MILEPOSTS—CHARGED: With theft by deception, distance runner HENRY RONO, 34, after allegedly conning tellers in at least five New Jersey banks.

FIRED: As football coach at Iowa State, JIM CRINER, 46, as a result of a school investigation into alleged NCAA violations. In four seasons at Iowa State, Criner's record was 16-24-2.

HIRED: As coach of the Boston Bruins, former team captain TERRY O'REILLY, 35.

HONORED: As the NL Cy Young Award winner, by the Baseball Writers Association of America, MIKE SCOTT, 31, of the Houston Astros. Scott led the majors with 306 strikeouts and a 2.22 earned run average. His no-hitter on Sept. 25 against the Giants clinched the NL West pennant for the Astros. And as the AL Cy Young winner, by a unanimous vote, ROGER CLEMENS, 24, of the Boston Red Sox. Clemens led the majors with 24 victories and topped the AL with a 2.48 ERA. His 20 strikeouts against Seattle on April 29 set a major league record.
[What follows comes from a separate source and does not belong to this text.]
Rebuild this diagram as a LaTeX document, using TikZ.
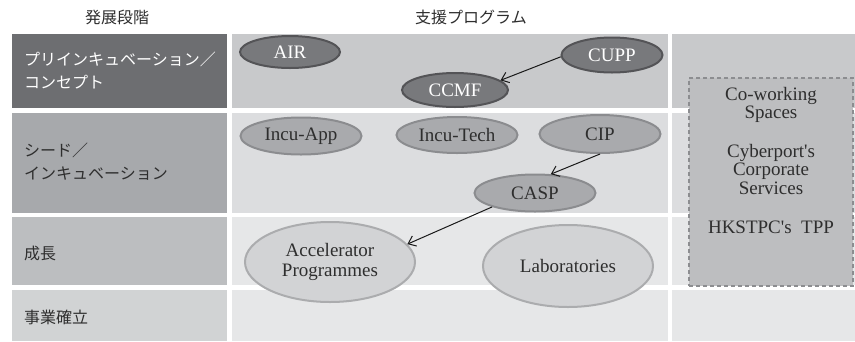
\documentclass[tikz,border=0pt]{standalone}
\usepackage{fontspec}
\setmainfont{Liberation Serif}
\newfontfamily\jp{Noto Sans CJK JP}
\usetikzlibrary{shapes.geometric,arrows.meta}
\definecolor{lrowA}{HTML}{6D6E71}
\definecolor{lrowB}{HTML}{A7A9AC}
\definecolor{lrowC}{HTML}{BCBEC0}
\definecolor{lrowD}{HTML}{D1D3D4}
\definecolor{mrowA}{HTML}{C8C9CB}
\definecolor{mrowB}{HTML}{DCDDDF}
\definecolor{mrowC}{HTML}{E6E7E8}
\definecolor{txtdark}{HTML}{2E2E2E}
\definecolor{ovdarkF}{HTML}{78797C}
\definecolor{ovdarkD}{HTML}{545457}
\definecolor{ovmidF}{HTML}{A9AAAD}
\definecolor{ovmidD}{HTML}{8B8C8F}
\definecolor{ovlightF}{HTML}{D2D3D5}
\definecolor{ovlightD}{HTML}{ABACAE}
\definecolor{boxF}{HTML}{BDBEC0}
\definecolor{boxD}{HTML}{8C8D90}
\tikzset{
  hdr/.style={font=\jp\fontsize{16}{18}\selectfont, text=txtdark},
  stage/.style={font=\jp\fontsize{16}{23}\selectfont, anchor=west, align=left, inner sep=0pt},
  oval/.style={ellipse, inner sep=0pt, line width=2pt, font=\fontsize{19}{20}\selectfont, align=center},
  ovdark/.style={oval, fill=ovdarkF, draw=ovdarkD, text=white},
  ovmid/.style={oval, fill=ovmidF, draw=ovmidD, text=txtdark},
  ovlight/.style={oval, fill=ovlightF, draw=ovlightD, text=txtdark},
  boxtext/.style={font=\fontsize{19}{18.5}\selectfont, text=txtdark, align=center, inner sep=1pt},
  link/.style={line width=1pt, -{Straight Barb[length=7pt,width=11pt]}, draw=black!90},
}
\begin{document}
\begin{tikzpicture}[x=1pt,y=-1pt]
\useasboundingbox (0,0) rectangle (855,341);
\fill[white] (0,0) rectangle (855,341);
% headers
\node[hdr] (h1) at (117,17) {発展段階};
\node[hdr] (h2) at (471,17) {支援プログラム};
% left column
\fill[lrowA] (12,34) rectangle (227,108);
\fill[lrowB] (12,113) rectangle (227,213);
\fill[lrowC] (12,217) rectangle (227,285);
\fill[lrowD] (12,290) rectangle (227,341);
% middle column
\fill[mrowA] (232,34) rectangle (668,108);
\fill[mrowB] (232,113) rectangle (668,213);
\fill[mrowC] (232,217) rectangle (668,285);
\fill[mrowC] (232,290) rectangle (668,341);
% right column
\fill[mrowA] (672,34) rectangle (855,108);
\fill[mrowB] (672,113) rectangle (855,213);
\fill[mrowC] (672,217) rectangle (855,285);
\fill[mrowC] (672,290) rectangle (855,341);
% stage labels
\node[stage, text=white] (s1) at (24,71) {プリインキュベーション／\\コンセプト};
\node[stage, text=txtdark] (s2) at (24,162) {シード／\\インキュベーション};
\node[stage, text=txtdark] (s3) at (24,253) {成長};
\node[stage, text=txtdark] (s4) at (24,317) {事業確立};
% dashed box
\node[draw=boxD, fill=boxF, line width=1.3pt, dash pattern=on 4pt off 3pt,
      minimum width=164pt, minimum height=208pt, inner sep=0pt] (box) at (771,182) {};
\node[boxtext] (cw) at (771,105) {Co-working\\Spaces};
\node[boxtext] (cp) at (771,169) {Cyberport\textquotesingle s\\Corporate\\Services};
\node[boxtext] (hk) at (771,227) {HKSTPC\textquotesingle s\ \ TPP};
% ovals
\node[ovdark, minimum width=100pt, minimum height=32pt] (air) at (290,52) {AIR};
\node[ovdark, minimum width=101pt, minimum height=35pt] (cupp) at (612,55) {CUPP};
\node[ovdark, minimum width=106pt, minimum height=34pt] (ccmf) at (455,90) {CCMF};
\node[ovmid, minimum width=121pt, minimum height=37pt] (iapp) at (301,136) {Incu-App};
\node[ovmid, minimum width=121pt, minimum height=36pt] (itech) at (457,135) {Incu-Tech};
\node[ovmid, minimum width=121pt, minimum height=38pt] (cip) at (600,134) {CIP};
\node[ovmid, minimum width=121pt, minimum height=37pt] (casp) at (535,193) {CASP};
\node[ovlight, minimum width=170pt, minimum height=80pt] (acc) at (330,262) {Accelerator\\Programmes};
\node[ovlight, minimum width=170pt, minimum height=82pt] (lab) at (568,266) {Laboratories};
% connectors
\draw[link] (cupp.182) -- (ccmf.12);
\draw[link] (cip.south) -- (casp.50);
\draw[link] (casp.198) -- (acc.13);
\end{tikzpicture}
\end{document}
TRADED: By the Seattle SuperSonics, guard GERALD HENDERSON, 30, to the New York Knicks for a 1990 second-round draft choice and the right to switch their first-round draft positions with the Knicks in either 1987 or 1989.

By the Minnesota North Stars, defenseman CURT GILES, 27, left wing TONY McKEGNEY, 28, and a 1988 second-round draft pick, to the New York Rangers for center BOB BROOKE, 25, and a 1988 fourth-round draft choice.

DIED: NHL Hall of Famer FRANCIS (King) CLANCY, 83; of a heart attack; in Toronto. Clancy was a star defenseman with the Ottawa Senators (1921-30) and Toronto Maple Leafs (1930-37) and helped lead the Leafs to their first Stanley Cup crown, in 1932. In a professional hockey career spanning 65 years, Clancy served as player, coach, referee and club official.